Складываю на груди руки и смотрю на новорожденного. Дети — они как чистый лист. Они не приходят в этот мир, наделенными взглядами родителей, или надеждами, которые дает церковь, или способностью делить людей на группы — те, которые им нравятся, и те, которые не нравятся. Приходя в этот мир, они не имеют ничего, кроме потребности в комфорте. И они примут его от кого угодно, не оценивая дающего.
Интересно, как быстро глянец, данный природой, стирается воспитанием?
Когда я снова опускаю взгляд в коляску, Дэвис Бауэр не дышит.
Я наклоняюсь ближе, уверенная, что просто не заметила подъема и опускания его крошечной груди. Но с этого угла мне становится видно, что его кожа приобрела синеватый оттенок.
Я тут же берусь за него, прижимаю стетоскоп к его сердцу, хлопаю его по пяткам, разворачиваю пеленку. У многих детей случаются приступы апноэ во сне, но если их пошевелить, повернуть со спины на живот, дыхание возобновляется автоматически.
Потом мысли догоняют руки: «Афроамериканским сотрудникам с этим пациентом не работать».
Взглянув через плечо на дверь, я наклоняюсь так, чтобы любой вошедший видел только мою спину. Они не увидят, чем я занимаюсь.
Стимулирование ребенка приравнивается к его реанимации? Можно ли назвать прикосновение к ребенку «работой» с ним?
Могу ли я потерять работу из-за этого?
Нужно ли мне вдаваться в такие тонкости?
Нужно ли вообще, чтобы этот ребенок снова начал дышать?
Поток мыслей стремительно перерастает в ураган: наверняка это остановка дыхания, у новорожденных не отказывает сердце. Ребенок может не дышать в течение трех-четырех минут, при этом имея частоту сердечных сокращений 100, потому что для него нормальная частота 150… а это означает, что даже если кровь не доходит до мозга, она распространяется по телу, и как только ребенок получит кислород, частота увеличится. Следовательно, искусственное дыхание для младенца важнее массажа грудной клетки. В случае с взрослым пациентом — наоборот.

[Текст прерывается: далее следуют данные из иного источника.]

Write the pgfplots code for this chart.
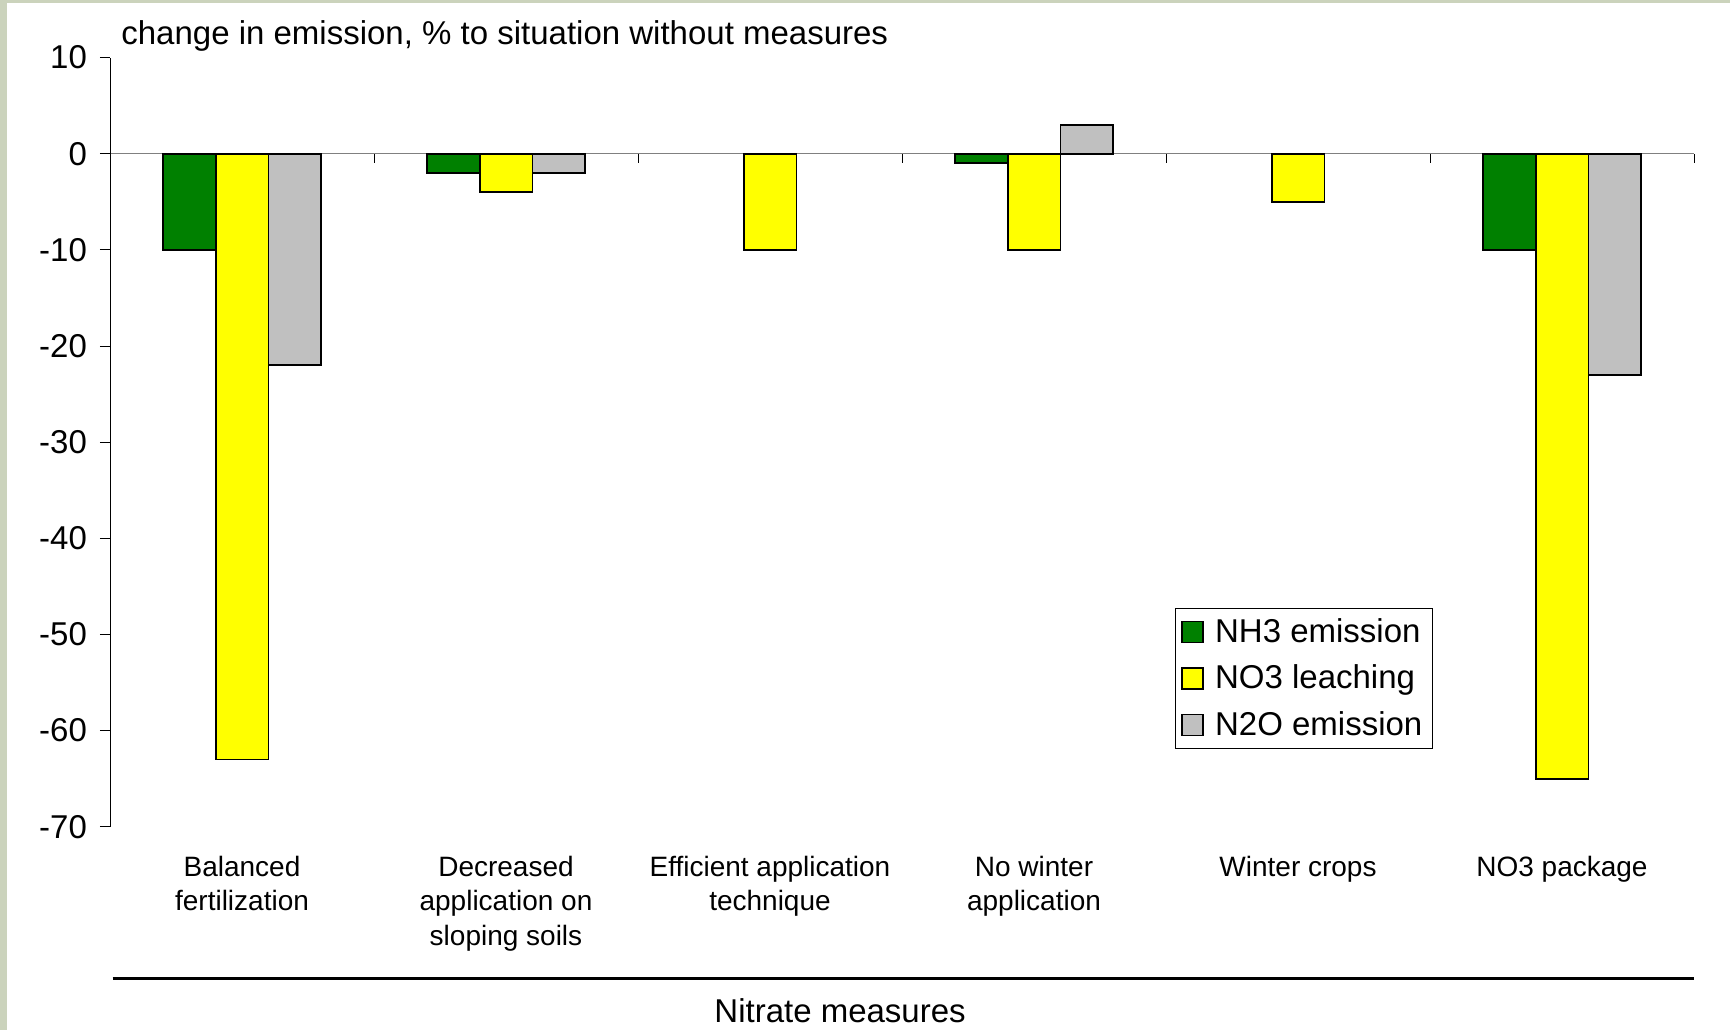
\documentclass[border=0pt]{standalone}
\usepackage{pgfplots}
\pgfplotsset{compat=1.18}
\usepackage{fontspec}
\setmainfont{Liberation Sans}
\definecolor{barGreen}{RGB}{0,128,0}
\definecolor{barYellow}{RGB}{255,255,0}
\definecolor{barGrey}{RGB}{192,192,192}
\definecolor{zeroGrey}{RGB}{128,128,128}
\definecolor{frameOlive}{RGB}{203,211,188}

\begin{document}
\begin{tikzpicture}[x=0.5pt,y=0.5pt]
% page 1730 x 1030 px
\fill[white] (0,0) rectangle (1730,1030);
\fill[frameOlive] (0,0) rectangle (7,1030);
\fill[frameOlive] (0,1027) rectangle (1730,1030);

% zero line with category separators
\begin{axis}[
  at={(55pt,101.65pt)}, anchor=south west, scale only axis,
  width=792pt, height=384.55pt,
  xmin=-0.5, xmax=5.5, ymin=-70, ymax=10,
  axis x line=middle, axis y line=none,
  x axis line style={draw=zeroGrey, line width=0.7pt, -},
  xtick={-0.5,0.5,1.5,2.5,3.5,4.5,5.5}, xticklabels={},
  ytick=\empty,
  xtick style={draw=black, line width=0.5pt},
  xtick align=outside, major tick length=4.5pt,
]
\end{axis}

\begin{axis}[
  at={(55pt,101.65pt)}, anchor=south west, scale only axis,
  width=792pt, height=384.55pt,
  xmin=-0.5, xmax=5.5, ymin=-70, ymax=10,
  axis x line*=bottom, axis y line*=left,
  x axis line style={draw=none},
  y axis line style={draw=black, line width=0.5pt, -},
  xtick={0,1,2,3,4,5},
  xticklabels={{Balanced\\fertilization},{Decreased\\application on\\sloping soils},{Efficient application\\technique},{No winter\\application},{Winter crops},{NO3 package}},
  xticklabel style={align=center, font=\fontsize{14}{17.4}\selectfont, anchor=north, yshift=-6pt},
  xtick style={draw=none},
  ytick={-70,-60,-50,-40,-30,-20,-10,0,10},
  yticklabels={-70,-60,-50,-40,-30,-20,-10,0,10},
  yticklabel style={font=\fontsize{16.5}{19.8}\selectfont, xshift=-3pt},
  ytick style={draw=black, line width=0.5pt},
  ytick align=outside, major tick length=5pt,
  ybar, bar width=0.2,
  legend image code/.code={\draw[#1, draw=black, line width=0.8pt] (1.5pt,-5.25pt) rectangle (12pt,5.25pt); \path (15.5pt,0pt);},
  legend style={at={(0.6723,0.2844)}, anchor=north west, draw=black, line width=0.5pt,
    font=\fontsize{16.5}{19.8}\selectfont, inner xsep=3pt, inner ysep=3pt, row sep=5.8pt},
  legend cell align=left,
  xlabel={Nitrate measures},
  xlabel style={at={(axis description cs:0.4609,-0.254)}, anchor=base, font=\fontsize{16.5}{19.8}\selectfont},
]
\addplot[fill=barGreen, draw=black, line width=0.9pt, bar shift=-0.2]
  coordinates {(0,-10) (1,-2) (3,-1) (5,-10)};
\addplot[fill=barYellow, draw=black, line width=0.9pt, bar shift=0]
  coordinates {(0,-63) (1,-4) (2,-10) (3,-10) (4,-5) (5,-65)};
\addplot[fill=barGrey, draw=black, line width=0.9pt, bar shift=0.2]
  coordinates {(0,-22) (1,-2) (3,3) (5,-23)};
\legend{NH3 emission, NO3 leaching, N2O emission}
\end{axis}

\node[anchor=base west, font=\fontsize{16.5}{19.8}\selectfont, inner sep=0pt] at (121,985)
  {change in emission, \% to situation without measures};
\draw[line width=1.2pt] (112.5,51.4) -- (1694,51.4);
\end{tikzpicture}
\end{document}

Но даже когда я отбрасываю сомнения и пробую все, кроме медицинского вмешательства, он не начинает дышать. В другой раз я бы взяла пульсоксиметр, чтобы проверить содержание кислорода в крови и частоту сердечных сокращений. Я бы нашла кислородную маску. Я бы позвала врача.
Что делать?
И чего мне нельзя делать?
В любую секунду Корин или Мэри могут войти в отделение. Они увидят, что я прикасаюсь к младенцу, и что потом?

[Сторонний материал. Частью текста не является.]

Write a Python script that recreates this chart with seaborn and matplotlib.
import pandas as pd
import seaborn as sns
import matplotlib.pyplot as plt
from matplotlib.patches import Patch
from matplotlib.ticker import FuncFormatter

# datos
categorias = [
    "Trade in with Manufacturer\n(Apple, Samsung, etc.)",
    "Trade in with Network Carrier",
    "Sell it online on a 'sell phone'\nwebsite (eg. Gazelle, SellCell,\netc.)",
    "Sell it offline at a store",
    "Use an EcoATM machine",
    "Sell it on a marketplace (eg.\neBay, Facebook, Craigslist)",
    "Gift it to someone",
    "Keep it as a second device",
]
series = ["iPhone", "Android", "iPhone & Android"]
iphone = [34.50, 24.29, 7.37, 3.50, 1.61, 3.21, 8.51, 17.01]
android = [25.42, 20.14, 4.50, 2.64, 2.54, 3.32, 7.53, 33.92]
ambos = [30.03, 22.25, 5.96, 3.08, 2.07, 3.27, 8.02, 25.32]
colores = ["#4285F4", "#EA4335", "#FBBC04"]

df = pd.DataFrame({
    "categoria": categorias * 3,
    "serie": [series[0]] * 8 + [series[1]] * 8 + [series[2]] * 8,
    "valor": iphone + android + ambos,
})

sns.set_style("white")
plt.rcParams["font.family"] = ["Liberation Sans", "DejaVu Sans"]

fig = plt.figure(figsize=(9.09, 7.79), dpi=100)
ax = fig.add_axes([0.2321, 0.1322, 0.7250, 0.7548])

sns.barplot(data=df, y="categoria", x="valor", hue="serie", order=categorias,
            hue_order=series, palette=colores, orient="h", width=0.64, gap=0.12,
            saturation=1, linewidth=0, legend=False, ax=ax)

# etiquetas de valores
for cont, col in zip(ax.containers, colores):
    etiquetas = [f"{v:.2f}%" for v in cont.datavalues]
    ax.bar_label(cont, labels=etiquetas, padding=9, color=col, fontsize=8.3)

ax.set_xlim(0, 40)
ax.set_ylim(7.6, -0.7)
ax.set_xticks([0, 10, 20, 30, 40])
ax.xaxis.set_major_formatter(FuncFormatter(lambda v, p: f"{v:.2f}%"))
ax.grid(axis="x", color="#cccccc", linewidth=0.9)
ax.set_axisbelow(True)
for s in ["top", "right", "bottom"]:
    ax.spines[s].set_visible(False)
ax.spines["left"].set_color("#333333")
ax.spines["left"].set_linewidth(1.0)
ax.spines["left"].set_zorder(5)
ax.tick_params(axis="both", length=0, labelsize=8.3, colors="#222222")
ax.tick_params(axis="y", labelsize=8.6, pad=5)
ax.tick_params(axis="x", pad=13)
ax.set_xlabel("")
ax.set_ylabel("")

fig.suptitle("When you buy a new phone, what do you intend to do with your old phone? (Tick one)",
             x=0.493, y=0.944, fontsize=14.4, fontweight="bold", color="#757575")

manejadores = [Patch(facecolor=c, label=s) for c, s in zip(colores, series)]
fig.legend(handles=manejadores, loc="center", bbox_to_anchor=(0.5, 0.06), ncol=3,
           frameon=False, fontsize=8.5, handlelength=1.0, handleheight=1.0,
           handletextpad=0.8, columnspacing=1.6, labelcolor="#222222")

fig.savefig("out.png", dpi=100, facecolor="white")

Пот стекает у меня по спине, пока я торопливо заворачиваю ребенка в пеленку. Я смотрю на его крохотное тельце. В ушах метрономом беды отдаются удары сердца.
Не знаю, сколько прошло, три минуты или всего тридцать секунд, прежде чем за моей спиной раздается голос Мэри:
— Рут, что ты делаешь?
— Ничего, — отвечаю я, не в силах пошевелиться. — Ничего не делаю.
Она смотрит мне через плечо, видит голубую кожу на щеке ребенка и бросает на меня обжигающий взгляд.
— Дай мешок Амбу! — приказывает Мэри. Она разматывает пеленку, хлопает по миниатюрным пяткам ребенка, поворачивает его.
Делает то же самое, что делала я.
Мэри надевает педиатрическую маску на нос и рот Дэвиса и начинает сжимать мешок, раздувая его легкие.
— Звони по коду…
Я выполняю распоряжение: набираю 1500 на стационарном телефоне.
— Синий код в отделении для новорожденных, — говорю я в трубку и представляю себе команду медиков, которых отрывают от их обычных занятий: анестезиолог, медсестра отделения интенсивной терапии, медсестра, ведущая записи, младшая медицинская сестра с другого этажа. И доктор Аткинс, педиатр, которая видела этого ребенка пару минут назад.
— Начинай массаж, — говорит мне Мэри.
На этот раз я не колеблюсь. Двумя пальцами я давлю на грудь младенца — двести нажатий в минуту. Когда ввозят каталку, я беру свободной рукой провода и прикрепляю электроды к телу ребенка, чтобы можно было видеть результаты моих усилий на кардиомониторе. Вдруг крошечное отделение заполняется людьми; все толкаются, стремясь оказаться поближе к пациенту, который в длину имеет не больше девятнадцати дюймов.
— Я тут пытаюсь интубировать! — кричит анестезиолог медсестре из отделения интенсивной терапии, которая старается найти височную вену.
— А я не могу добраться до локтевой линии, — возражает она.
— Я закончил, — говорит анестезиолог и отступает, чтобы освободить доступ медсестре.
Она тычет иголкой в тело, а я начинаю надавливать пальцами сильнее, чтобы вены — хотя бы одна! — проступили.